Challenge:
Omit all images. Transcribe the rest of the material below exactly.

Data block:
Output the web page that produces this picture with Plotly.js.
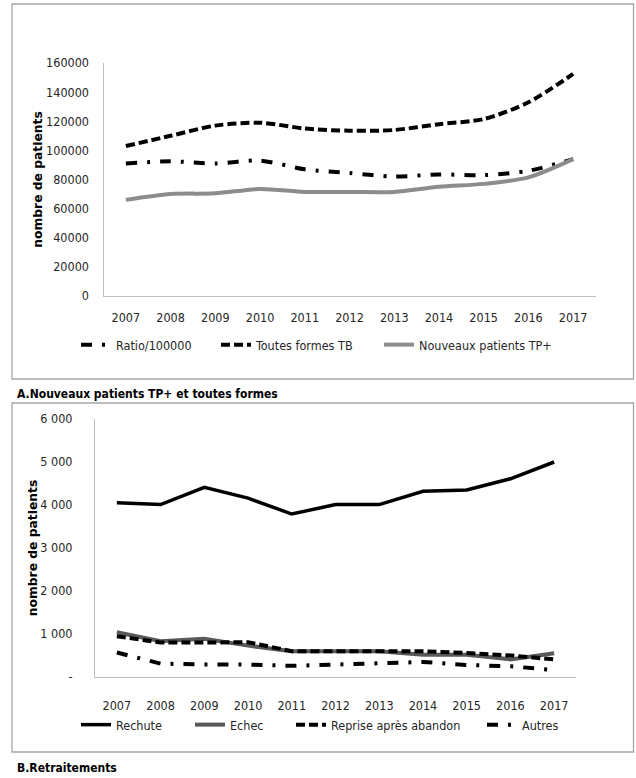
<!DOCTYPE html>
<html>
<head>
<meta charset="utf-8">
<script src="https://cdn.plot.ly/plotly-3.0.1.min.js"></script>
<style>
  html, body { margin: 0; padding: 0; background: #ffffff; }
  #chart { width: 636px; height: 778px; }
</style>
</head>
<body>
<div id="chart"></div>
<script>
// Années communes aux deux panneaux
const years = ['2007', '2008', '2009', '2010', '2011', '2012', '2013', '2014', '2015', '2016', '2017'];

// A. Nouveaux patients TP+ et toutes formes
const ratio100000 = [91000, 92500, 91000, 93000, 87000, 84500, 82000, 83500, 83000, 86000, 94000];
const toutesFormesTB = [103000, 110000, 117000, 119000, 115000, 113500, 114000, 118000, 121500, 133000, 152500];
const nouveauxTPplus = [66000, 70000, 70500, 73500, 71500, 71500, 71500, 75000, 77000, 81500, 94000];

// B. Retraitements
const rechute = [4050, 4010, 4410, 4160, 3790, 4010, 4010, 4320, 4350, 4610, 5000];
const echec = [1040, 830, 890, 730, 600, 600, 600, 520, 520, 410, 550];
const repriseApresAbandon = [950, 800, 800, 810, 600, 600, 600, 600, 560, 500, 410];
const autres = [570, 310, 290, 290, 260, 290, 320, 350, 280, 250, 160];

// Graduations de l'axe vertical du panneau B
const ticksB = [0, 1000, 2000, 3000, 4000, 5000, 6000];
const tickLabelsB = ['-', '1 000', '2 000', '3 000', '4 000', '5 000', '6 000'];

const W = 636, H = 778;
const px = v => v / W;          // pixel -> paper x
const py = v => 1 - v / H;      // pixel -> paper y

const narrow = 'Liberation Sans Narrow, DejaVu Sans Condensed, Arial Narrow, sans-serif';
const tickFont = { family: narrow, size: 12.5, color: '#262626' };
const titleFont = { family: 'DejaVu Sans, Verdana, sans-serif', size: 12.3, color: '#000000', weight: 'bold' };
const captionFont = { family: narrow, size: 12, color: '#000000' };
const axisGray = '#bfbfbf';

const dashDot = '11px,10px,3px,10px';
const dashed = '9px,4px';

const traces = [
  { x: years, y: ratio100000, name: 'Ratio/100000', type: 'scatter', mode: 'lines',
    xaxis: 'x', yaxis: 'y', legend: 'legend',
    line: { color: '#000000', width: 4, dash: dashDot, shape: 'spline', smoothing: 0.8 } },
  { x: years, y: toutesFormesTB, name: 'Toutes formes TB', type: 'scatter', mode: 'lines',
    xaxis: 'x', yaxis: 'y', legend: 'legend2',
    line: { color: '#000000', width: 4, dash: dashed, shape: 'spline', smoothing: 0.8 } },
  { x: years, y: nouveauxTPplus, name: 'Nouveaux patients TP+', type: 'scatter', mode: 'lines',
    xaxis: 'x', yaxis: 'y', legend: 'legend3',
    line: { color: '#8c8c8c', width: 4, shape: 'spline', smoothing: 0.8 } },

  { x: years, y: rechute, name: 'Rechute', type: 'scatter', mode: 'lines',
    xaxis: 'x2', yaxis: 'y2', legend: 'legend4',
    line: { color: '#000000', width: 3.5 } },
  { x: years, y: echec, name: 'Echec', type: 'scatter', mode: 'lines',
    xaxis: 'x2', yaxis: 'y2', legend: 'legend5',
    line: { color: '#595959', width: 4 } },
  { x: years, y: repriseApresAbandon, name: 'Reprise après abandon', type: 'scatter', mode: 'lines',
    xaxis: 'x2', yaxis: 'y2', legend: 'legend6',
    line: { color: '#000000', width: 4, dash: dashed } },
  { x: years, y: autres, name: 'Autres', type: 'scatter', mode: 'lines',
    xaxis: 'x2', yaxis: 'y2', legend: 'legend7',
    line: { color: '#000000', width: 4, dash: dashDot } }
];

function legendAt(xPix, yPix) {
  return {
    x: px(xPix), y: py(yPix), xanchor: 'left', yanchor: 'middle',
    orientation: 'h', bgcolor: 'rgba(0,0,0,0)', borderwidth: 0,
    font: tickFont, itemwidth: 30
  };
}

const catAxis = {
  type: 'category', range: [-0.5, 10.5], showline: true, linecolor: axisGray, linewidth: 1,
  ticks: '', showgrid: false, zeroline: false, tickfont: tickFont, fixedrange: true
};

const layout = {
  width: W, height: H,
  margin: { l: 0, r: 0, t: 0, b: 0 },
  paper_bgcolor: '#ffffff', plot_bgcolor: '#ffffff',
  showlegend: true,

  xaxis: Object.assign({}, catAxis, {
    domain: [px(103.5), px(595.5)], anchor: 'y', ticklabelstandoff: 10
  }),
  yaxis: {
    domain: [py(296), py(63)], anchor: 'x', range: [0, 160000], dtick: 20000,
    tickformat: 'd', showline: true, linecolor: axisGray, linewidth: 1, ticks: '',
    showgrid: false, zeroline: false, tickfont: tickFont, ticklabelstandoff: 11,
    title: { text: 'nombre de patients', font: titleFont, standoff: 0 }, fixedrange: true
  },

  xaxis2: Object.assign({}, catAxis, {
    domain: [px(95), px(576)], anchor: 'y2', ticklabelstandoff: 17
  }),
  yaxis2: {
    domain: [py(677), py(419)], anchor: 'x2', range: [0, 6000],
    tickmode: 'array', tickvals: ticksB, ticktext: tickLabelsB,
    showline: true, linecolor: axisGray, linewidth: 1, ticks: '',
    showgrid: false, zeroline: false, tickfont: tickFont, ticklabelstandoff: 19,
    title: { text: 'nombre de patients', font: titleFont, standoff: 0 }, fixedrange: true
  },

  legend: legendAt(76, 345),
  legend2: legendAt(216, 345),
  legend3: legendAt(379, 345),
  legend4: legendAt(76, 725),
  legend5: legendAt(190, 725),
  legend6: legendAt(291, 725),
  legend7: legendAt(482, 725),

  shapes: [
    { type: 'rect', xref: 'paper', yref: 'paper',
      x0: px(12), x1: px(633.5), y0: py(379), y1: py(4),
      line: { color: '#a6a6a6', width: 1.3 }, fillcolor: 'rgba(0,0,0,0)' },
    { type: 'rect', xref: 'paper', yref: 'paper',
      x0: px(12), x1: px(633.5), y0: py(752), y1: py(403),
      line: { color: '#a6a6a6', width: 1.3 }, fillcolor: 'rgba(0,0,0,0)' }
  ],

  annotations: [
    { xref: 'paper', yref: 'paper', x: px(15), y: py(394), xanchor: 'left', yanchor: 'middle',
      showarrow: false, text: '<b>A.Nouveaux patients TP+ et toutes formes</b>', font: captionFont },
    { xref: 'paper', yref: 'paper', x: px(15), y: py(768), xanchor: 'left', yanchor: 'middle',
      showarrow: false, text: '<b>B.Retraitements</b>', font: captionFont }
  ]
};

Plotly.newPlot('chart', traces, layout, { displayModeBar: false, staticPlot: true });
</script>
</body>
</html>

The solution:
Output the web page that produces this picture with Plotly.js.
<!DOCTYPE html>
<html>
<head>
<meta charset="utf-8">
<script src="https://cdn.plot.ly/plotly-3.0.1.min.js"></script>
<style>
  html, body { margin: 0; padding: 0; background: #ffffff; }
  #chart { width: 636px; height: 778px; }
</style>
</head>
<body>
<div id="chart"></div>
<script>
// Années communes aux deux panneaux
const years = ['2007', '2008', '2009', '2010', '2011', '2012', '2013', '2014', '2015', '2016', '2017'];

// A. Nouveaux patients TP+ et toutes formes
const ratio100000 = [91000, 92500, 91000, 93000, 87000, 84500, 82000, 83500, 83000, 86000, 94000];
const toutesFormesTB = [103000, 110000, 117000, 119000, 115000, 113500, 114000, 118000, 121500, 133000, 152500];
const nouveauxTPplus = [66000, 70000, 70500, 73500, 71500, 71500, 71500, 75000, 77000, 81500, 94000];

// B. Retraitements
const rechute = [4050, 4010, 4410, 4160, 3790, 4010, 4010, 4320, 4350, 4610, 5000];
const echec = [1040, 830, 890, 730, 600, 600, 600, 520, 520, 410, 550];
const repriseApresAbandon = [950, 800, 800, 810, 600, 600, 600, 600, 560, 500, 410];
const autres = [570, 310, 290, 290, 260, 290, 320, 350, 280, 250, 160];

// Graduations de l'axe vertical du panneau B
const ticksB = [0, 1000, 2000, 3000, 4000, 5000, 6000];
const tickLabelsB = ['-', '1 000', '2 000', '3 000', '4 000', '5 000', '6 000'];

const W = 636, H = 778;
const px = v => v / W;          // pixel -> paper x
const py = v => 1 - v / H;      // pixel -> paper y

const narrow = 'Liberation Sans Narrow, DejaVu Sans Condensed, Arial Narrow, sans-serif';
const tickFont = { family: narrow, size: 12.5, color: '#262626' };
const titleFont = { family: 'DejaVu Sans, Verdana, sans-serif', size: 12.3, color: '#000000', weight: 'bold' };
const captionFont = { family: narrow, size: 12, color: '#000000' };
const axisGray = '#bfbfbf';

const dashDot = '11px,10px,3px,10px';
const dashed = '9px,4px';

const traces = [
  { x: years, y: ratio100000, name: 'Ratio/100000', type: 'scatter', mode: 'lines',
    xaxis: 'x', yaxis: 'y', legend: 'legend',
    line: { color: '#000000', width: 4, dash: dashDot, shape: 'spline', smoothing: 0.8 } },
  { x: years, y: toutesFormesTB, name: 'Toutes formes TB', type: 'scatter', mode: 'lines',
    xaxis: 'x', yaxis: 'y', legend: 'legend2',
    line: { color: '#000000', width: 4, dash: dashed, shape: 'spline', smoothing: 0.8 } },
  { x: years, y: nouveauxTPplus, name: 'Nouveaux patients TP+', type: 'scatter', mode: 'lines',
    xaxis: 'x', yaxis: 'y', legend: 'legend3',
    line: { color: '#8c8c8c', width: 4, shape: 'spline', smoothing: 0.8 } },

  { x: years, y: rechute, name: 'Rechute', type: 'scatter', mode: 'lines',
    xaxis: 'x2', yaxis: 'y2', legend: 'legend4',
    line: { color: '#000000', width: 3.5 } },
  { x: years, y: echec, name: 'Echec', type: 'scatter', mode: 'lines',
    xaxis: 'x2', yaxis: 'y2', legend: 'legend5',
    line: { color: '#595959', width: 4 } },
  { x: years, y: repriseApresAbandon, name: 'Reprise après abandon', type: 'scatter', mode: 'lines',
    xaxis: 'x2', yaxis: 'y2', legend: 'legend6',
    line: { color: '#000000', width: 4, dash: dashed } },
  { x: years, y: autres, name: 'Autres', type: 'scatter', mode: 'lines',
    xaxis: 'x2', yaxis: 'y2', legend: 'legend7',
    line: { color: '#000000', width: 4, dash: dashDot } }
];

function legendAt(xPix, yPix) {
  return {
    x: px(xPix), y: py(yPix), xanchor: 'left', yanchor: 'middle',
    orientation: 'h', bgcolor: 'rgba(0,0,0,0)', borderwidth: 0,
    font: tickFont, itemwidth: 30
  };
}

const catAxis = {
  type: 'category', range: [-0.5, 10.5], showline: true, linecolor: axisGray, linewidth: 1,
  ticks: '', showgrid: false, zeroline: false, tickfont: tickFont, fixedrange: true
};

const layout = {
  width: W, height: H,
  margin: { l: 0, r: 0, t: 0, b: 0 },
  paper_bgcolor: '#ffffff', plot_bgcolor: '#ffffff',
  showlegend: true,

  xaxis: Object.assign({}, catAxis, {
    domain: [px(103.5), px(595.5)], anchor: 'y', ticklabelstandoff: 10
  }),
  yaxis: {
    domain: [py(296), py(63)], anchor: 'x', range: [0, 160000], dtick: 20000,
    tickformat: 'd', showline: true, linecolor: axisGray, linewidth: 1, ticks: '',
    showgrid: false, zeroline: false, tickfont: tickFont, ticklabelstandoff: 11,
    title: { text: 'nombre de patients', font: titleFont, standoff: 0 }, fixedrange: true
  },

  xaxis2: Object.assign({}, catAxis, {
    domain: [px(95), px(576)], anchor: 'y2', ticklabelstandoff: 17
  }),
  yaxis2: {
    domain: [py(677), py(419)], anchor: 'x2', range: [0, 6000],
    tickmode: 'array', tickvals: ticksB, ticktext: tickLabelsB,
    showline: true, linecolor: axisGray, linewidth: 1, ticks: '',
    showgrid: false, zeroline: false, tickfont: tickFont, ticklabelstandoff: 19,
    title: { text: 'nombre de patients', font: titleFont, standoff: 0 }, fixedrange: true
  },

  legend: legendAt(76, 345),
  legend2: legendAt(216, 345),
  legend3: legendAt(379, 345),
  legend4: legendAt(76, 725),
  legend5: legendAt(190, 725),
  legend6: legendAt(291, 725),
  legend7: legendAt(482, 725),

  shapes: [
    { type: 'rect', xref: 'paper', yref: 'paper',
      x0: px(12), x1: px(633.5), y0: py(379), y1: py(4),
      line: { color: '#a6a6a6', width: 1.3 }, fillcolor: 'rgba(0,0,0,0)' },
    { type: 'rect', xref: 'paper', yref: 'paper',
      x0: px(12), x1: px(633.5), y0: py(752), y1: py(403),
      line: { color: '#a6a6a6', width: 1.3 }, fillcolor: 'rgba(0,0,0,0)' }
  ],

  annotations: [
    { xref: 'paper', yref: 'paper', x: px(15), y: py(394), xanchor: 'left', yanchor: 'middle',
      showarrow: false, text: '<b>A.Nouveaux patients TP+ et toutes formes</b>', font: captionFont },
    { xref: 'paper', yref: 'paper', x: px(15), y: py(768), xanchor: 'left', yanchor: 'middle',
      showarrow: false, text: '<b>B.Retraitements</b>', font: captionFont }
  ]
};

Plotly.newPlot('chart', traces, layout, { displayModeBar: false, staticPlot: true });
</script>
</body>
</html>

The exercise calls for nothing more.